The present work analyzes the methodology followed to detect network faults within the ALTITUDE project. The system was tested and validated on Lesvos Island, Greece.

Extensive research was carried out to create a dedicated algorithm for the automatic monitoring of grid defects, such as the tilt of electric poles and insulators, from drone aerial images. Initially, a preliminary study in deep learning for the health monitoring of the selected electric grid components was conducted. The objective of this study was to review the existing literature regarding fault detection and the damage identification of components of the electricity transmission network using drone photography and trained convolutional neural networks. In addition, a second study on the automatic monitoring of the tilt of electric poles and insulators was also carried out. This work aimed to examine the feasibility of the automatic detection of tilt in electric poles based on UAV imagery. This was demonstrated and validated by images provided by the HEDNO. Finally, the dedicated algorithm was created after confirming the previous findings on the drone photos obtained. For this purpose, a pre-defined flight protocol for the health monitoring of the electric grid was followed. Overall, the detection algorithm demonstrated over 90% accuracy in calculating pole and insulator tilts.

Innovative approaches and specific experimental processes are essential for automatically inspecting power transmission networks. The proposed approach, which lies in the combination of state-of-the-art automated drone-based inspections with a machine learning algorithm for fault detection, compared to traditional manual inspections, reduces the inspection efficiency by five times. Key metrics such as the inspection time, fault detection accuracy, and cost efficiency were examined, and 25–45% reductions in all of the above steps were achieved. The results reveal that drones significantly reduce the inspection time and enhance the detection of faults in the electric grid that are often missed during manual inspections.
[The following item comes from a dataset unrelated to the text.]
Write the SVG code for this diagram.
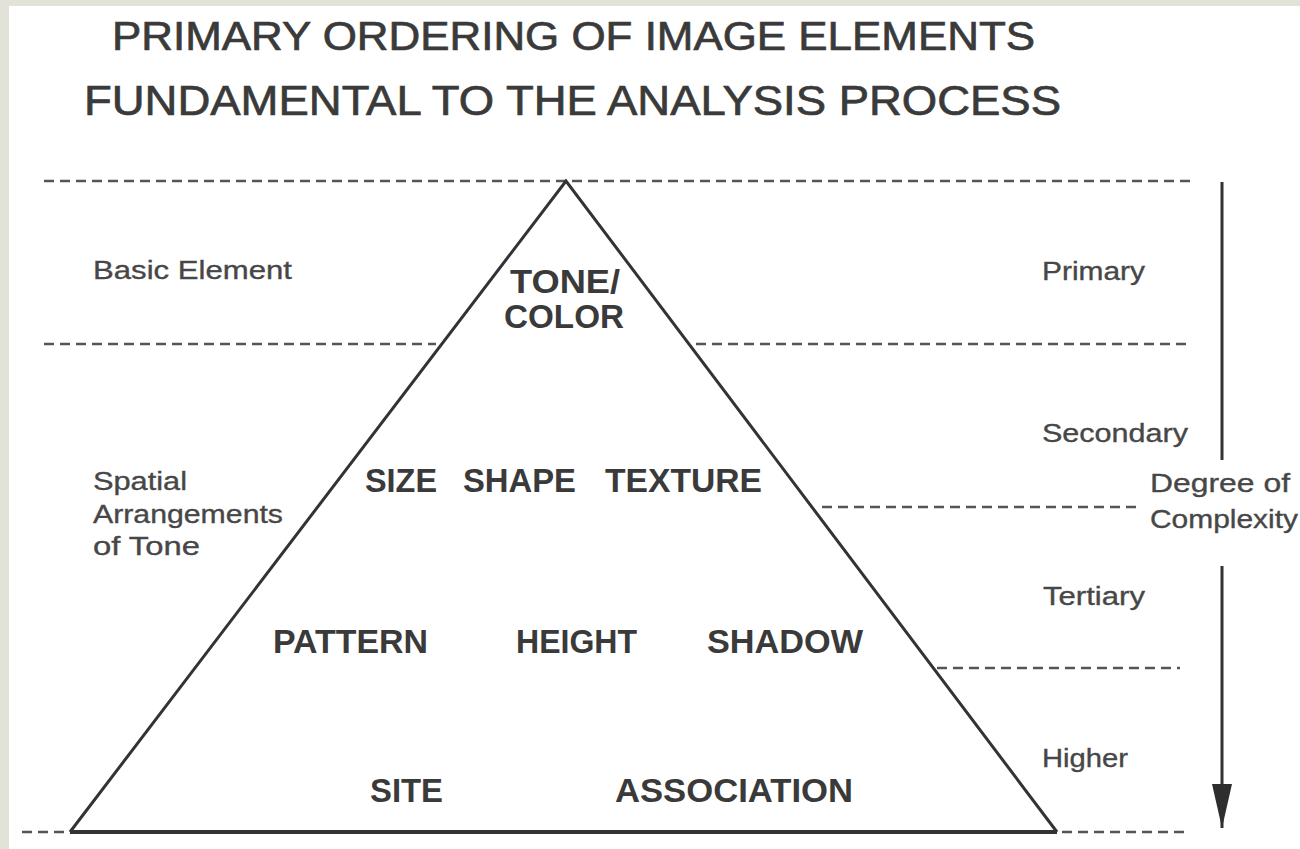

The method, which follows ALTITUDE, capitalizes on integrating sophisticated technologies into standard inspection protocols, enhancing the accuracy of the inspection and the reliability and safety of power transmission networks.

The proposed work has future directions, and the inspection of power networks after natural disasters can be investigated further. In cases of fires or flooding phenomena, the UAV inspections of power networks can accelerate the restoration of the grid to secure its optimal operation, eventually benefiting the end-users.

In conclusion, the work described in the current paper is highly replicable. It can be implemented by regulatory bodies and all potential stakeholders to monitor small- and large-scale power networks worldwide. The developed system is competitive in efficiency and cost compared to all conventional techniques currently utilized for inspecting electrical grids.